Entre 2006 e 2014 Ensino de Jovens e Adultos perdeu 3,2 milhões de matrículas
O número de alunos matriculados na Educação de Jovens e Adultos tem caído drasticamente nos últimos anos. De acordo com o Censo Escolar da Educação Básica de 2014, se comparado com com as matrículas de 2006, houve uma redução de 3,2 milhões de matrículas na modalidade. “Essa queda mostra uma regressão. Vai na contramão dos direitos educativos já consolidados na nossa legislação”, afirma Maria Clara Di Pierro, professora da Faculdade de Educação da Universidade de São Paulo (USP) e especialista em educação de adultos a Época.
“A EJA é uma ferramenta preciosa para o desenvolvimento de qualquer país”, especialmente o Brasil que tem cerca de 13 milhões de analfabetos. Dados do IBGE de 2014 estimam que o número represente 8,7% da população acima de 15 anos, porém quando o critério é o analfabetismo funcional, os índices são ainda piores: 27% dos brasileiros (cerca de 40 milhões) não compreendem o que leem.
Di Pierro afirma que “falta atitude convocatória do poder público. Mobilizar adultos para estudar é difícil em vários países. Nessa etapa da vida, a educação vai competir com outras esferas prioritárias da vida: trabalho, família, atuação social e prática religiosa, por exemplo. Políticas de EJA demandam comunicação, convocação, mobilização, motivação, o que não acontece no Brasil – apesar de a Lei de Diretrizes e Bases dizer que o governo tem de fazer chamada pública. Com os meios de comunicação que temos hoje, isso poderia ser feito por mensagem de celular, rádio, televisão e internet. O governo, no entanto, apenas publica no Diário Oficial que as matrículas da EJA estão abertas. Obviamente, a repercussão é muito baixa”.
Ela também condena a falta de recursos. “Há inadequação da política pública, a começar pelo financiamento insuficiente. Apesar de a EJA estar incluída no Fundeb, ela tem o mais baixo fator de ponderação, ou seja, é a que menos recebe recursos do financiamento. Uma matrícula em EJA vale 80% do que vale a matrícula de um aluno na primeira fase do ensino fundamental urbano, que tem o maior fator de ponderação. Isso incentiva muito pouco o dirigente de ensino a investir nessa modalidade educacional, já que o adulto estudante custa a mesma coisa ou mais que uma criança ou um adolescente”.
Outro fator importante salientado é o padrão de colaboração intergovernamental inadequado, que impede as adaptações regionais necessárias. “Os municípios, por exemplo, quando assumem o compromisso de aderir ao Plano de Desenvolvimento da Educação [PDE, do governo federal], a única coisa com que se comprometem em relação à EJA é manter um programa de alfabetização de adultos. É pouco. Deveriam assumir o compromisso de lhes garantir educação básica e formação profissional”.

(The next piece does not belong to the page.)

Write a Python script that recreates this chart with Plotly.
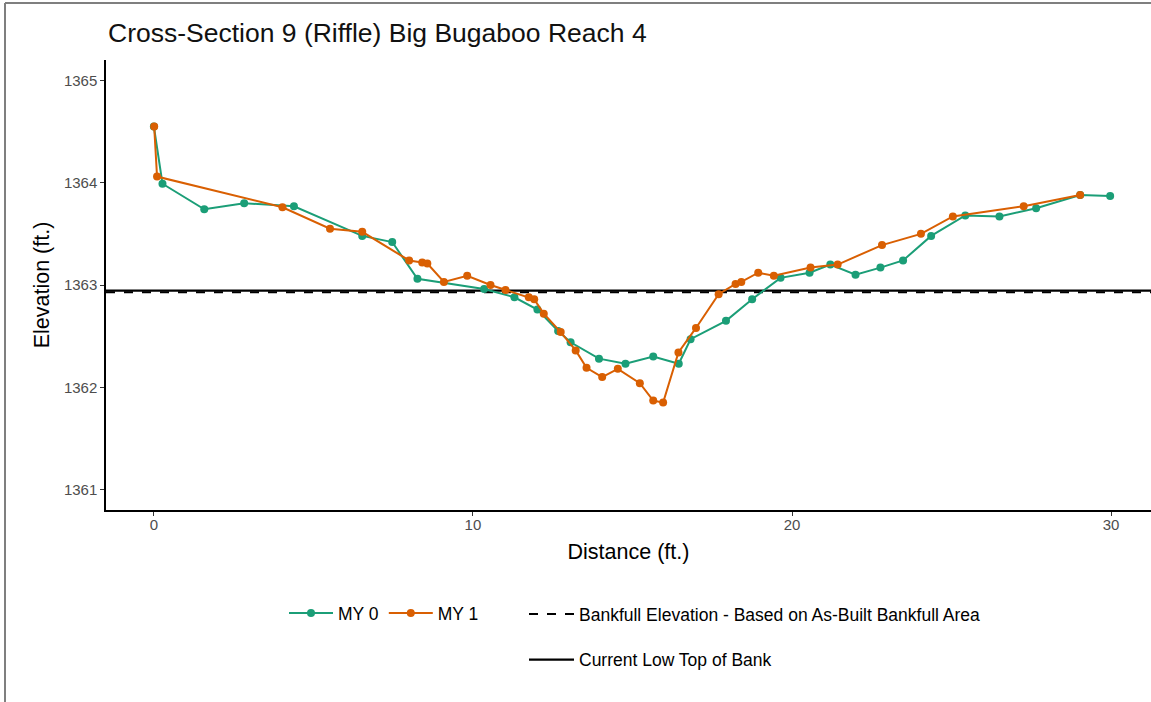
import plotly.graph_objects as go

# ---- data ----
my0_dist = [0.0, 0.27, 1.58, 2.83, 4.39, 6.53, 7.47, 8.26, 10.35, 11.3, 12.02, 12.67,
            13.06, 13.95, 14.78, 15.65, 16.45, 16.82, 17.93, 18.75, 19.64, 20.55, 21.2,
            21.99, 22.77, 23.48, 24.36, 25.43, 26.5, 27.65, 29.03, 29.97]
my0_elev = [1364.55, 1363.99, 1363.74, 1363.80, 1363.77, 1363.48, 1363.42, 1363.06,
            1362.96, 1362.88, 1362.76, 1362.55, 1362.44, 1362.28, 1362.23, 1362.30,
            1362.23, 1362.47, 1362.65, 1362.86, 1363.07, 1363.12, 1363.20, 1363.10,
            1363.17, 1363.24, 1363.48, 1363.68, 1363.67, 1363.75, 1363.88, 1363.87]

my1_dist = [0.01, 0.1, 4.03, 5.52, 6.53, 8.0, 8.41, 8.57, 9.09, 9.82, 10.55, 11.02,
            11.75, 11.92, 12.22, 12.75, 13.22, 13.56, 14.05, 14.54, 15.23, 15.65, 15.96,
            16.44, 16.99, 17.7, 18.23, 18.41, 18.94, 19.43, 20.58, 21.43, 22.82, 24.04,
            25.04, 27.26, 29.03]
my1_elev = [1364.55, 1364.06, 1363.76, 1363.55, 1363.52, 1363.24, 1363.22, 1363.21,
            1363.03, 1363.09, 1363.00, 1362.95, 1362.88, 1362.86, 1362.72, 1362.54,
            1362.36, 1362.19, 1362.10, 1362.18, 1362.04, 1361.87, 1361.85, 1362.34,
            1362.58, 1362.91, 1363.01, 1363.03, 1363.12, 1363.09, 1363.17, 1363.20,
            1363.39, 1363.50, 1363.67, 1363.77, 1363.88]

bankfull_elev = 1362.93
low_top_of_bank = 1362.945

x_range = [-1.5, 31.25]
y_range = [1360.8, 1365.2]
y_ticks = [1361, 1362, 1363, 1364, 1365]
x_ticks = [0, 10, 20, 30]

title_text = "Cross-Section 9 (Riffle) Big Bugaboo Reach 4"
x_title = "Distance (ft.)"
y_title = "Elevation (ft.)"

GREEN = "#1B9E77"
ORANGE = "#D95F02"
FONT = "Liberation Sans, Arial, sans-serif"

W, H = 1151, 702
L, R, T, B = 106, 0, 60, 192
PW, PH = W - L - R, H - T - B


def px_x(px):
    return (px - L) / PW


def px_y(py):
    return (H - B - py) / PH


fig = go.Figure()

fig.add_trace(go.Scatter(
    x=[x_range[0], x_range[1]], y=[bankfull_elev, bankfull_elev], mode="lines",
    name="Bankfull Elevation - Based on As-Built Bankfull Area",
    line=dict(color="black", width=2, dash="dash"), legend="legend2",
    legendgroup="bkf", hoverinfo="skip"))
fig.add_trace(go.Scatter(
    x=[x_range[0], x_range[1]], y=[low_top_of_bank, low_top_of_bank], mode="lines",
    name="Current Low Top of Bank",
    line=dict(color="black", width=2.2), legend="legend2",
    legendgroup="tob", hoverinfo="skip"))

fig.add_trace(go.Scatter(
    x=my0_dist, y=my0_elev, mode="lines+markers", name="MY 0",
    line=dict(color=GREEN, width=2), marker=dict(color=GREEN, size=8),
    legend="legend"))
fig.add_trace(go.Scatter(
    x=my1_dist, y=my1_elev, mode="lines+markers", name="MY 1",
    line=dict(color=ORANGE, width=2), marker=dict(color=ORANGE, size=8),
    legend="legend"))

axis_common = dict(
    showgrid=False, zeroline=False, showline=True, linecolor="black", linewidth=1.5,
    ticks="outside", ticklen=4, tickcolor="#333333", tickwidth=1,
    tickfont=dict(family=FONT, size=15, color="#4D4D4D"), mirror=False,
)

fig.update_layout(
    width=W, height=H,
    paper_bgcolor="white", plot_bgcolor="white",
    margin=dict(l=L, r=R, t=T, b=B),
    title=dict(text=title_text, x=108 / W, xanchor="left", y=1 - 33 / H,
               yanchor="middle", font=dict(family=FONT, size=26.5, color="#111111")),
    xaxis=dict(range=x_range, tickvals=x_ticks, ticktext=[str(v) for v in x_ticks],
               ticklabelstandoff=-4,
               title=dict(text=x_title, font=dict(family=FONT, size=21.5, color="black"),
                          standoff=12),
               **axis_common),
    yaxis=dict(range=y_range, tickvals=y_ticks, ticktext=[str(v) for v in y_ticks],
               title=dict(text=y_title, font=dict(family=FONT, size=21.5, color="black"),
                          standoff=8),
               **axis_common),
    legend=dict(orientation="h", x=px_x(284), xanchor="left",
                y=px_y(613), yanchor="middle",
                font=dict(family=FONT, size=17.5, color="black"),
                bgcolor="rgba(0,0,0,0)", itemwidth=44),
    legend2=dict(orientation="v", x=px_x(524), xanchor="left",
                 y=px_y(596), yanchor="top",
                 font=dict(family=FONT, size=17.5, color="black"),
                 bgcolor="rgba(0,0,0,0)", tracegroupgap=20, itemwidth=45),
    showlegend=True,
)

# outer grey frame (left and top edges of the reference image)
fig.add_shape(type="line", xref="paper", yref="paper",
              x0=px_x(5), x1=px_x(5), y0=px_y(H), y1=px_y(3),
              line=dict(color="#7F7F7F", width=2))
fig.add_shape(type="line", xref="paper", yref="paper",
              x0=px_x(5), x1=1.0, y0=px_y(3), y1=px_y(3),
              line=dict(color="#7F7F7F", width=2))

fig.write_html("out.html", config={"displayModeBar": False},
               post_script="document.body.style.margin='0';document.body.style.overflow='hidden';")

“O governo do Estado de São Paulo, por exemplo. Ele não faz nada para superar o analfabetismo desde 1996. Empurrou a responsabilidade para os municípios. É claro que municípios maiores, como Ribeirão Preto, Campinas e Santos, não precisam dessa ajuda do governo do Estado. Mas há municípios pequenos com índices de analfabetismo nordestinos. Falta uma indução mais efetiva dessa colaboração entre governos. Enfim, é preciso remunerar melhor e cobrar mais as atuações em EJA”.
Outra solução apontada por ela é o ajuste do EJA as necessidades de um público mais velho e maduro. “Eles têm dificuldade em compatibilizar trabalho e escola. Ainda mais onde se perde muito tempo com deslocamentos. Além disso, quais as ofertas de estudo disponíveis? Escolas somente noturnas, com carga horária rigorosa e currículo escolar. O currículo dialoga muito pouco com a cultura e com a necessidade de formação desse perfil de estudante. Enquanto alguém quer terminar os estudos para fazer um curso técnico, outro quer estudar para acompanhar melhor o desenvolvimento dos filhos na escola ou para ler a Bíblia. Um modelo de oferta de educação que reproduz a escola da criança e do adolescente não os atrai”.
“A importância da EJA vai além da lógica do mercado. Não é só para qualificar mão de obra para acelerar o desenvolvimento do país. É especialmente importante para a formação da cidadania. A educação estimula a participação efetiva das pessoas na vida política e cultural, incentiva a relação positiva entre as gerações. São os jovens e os adultos que votam e educam as crianças. A lógica de investir nas novas gerações e esperar os mais velhos morrerem é equivocada. Não é possível esperar as crianças crescerem para o país se desenvolver”.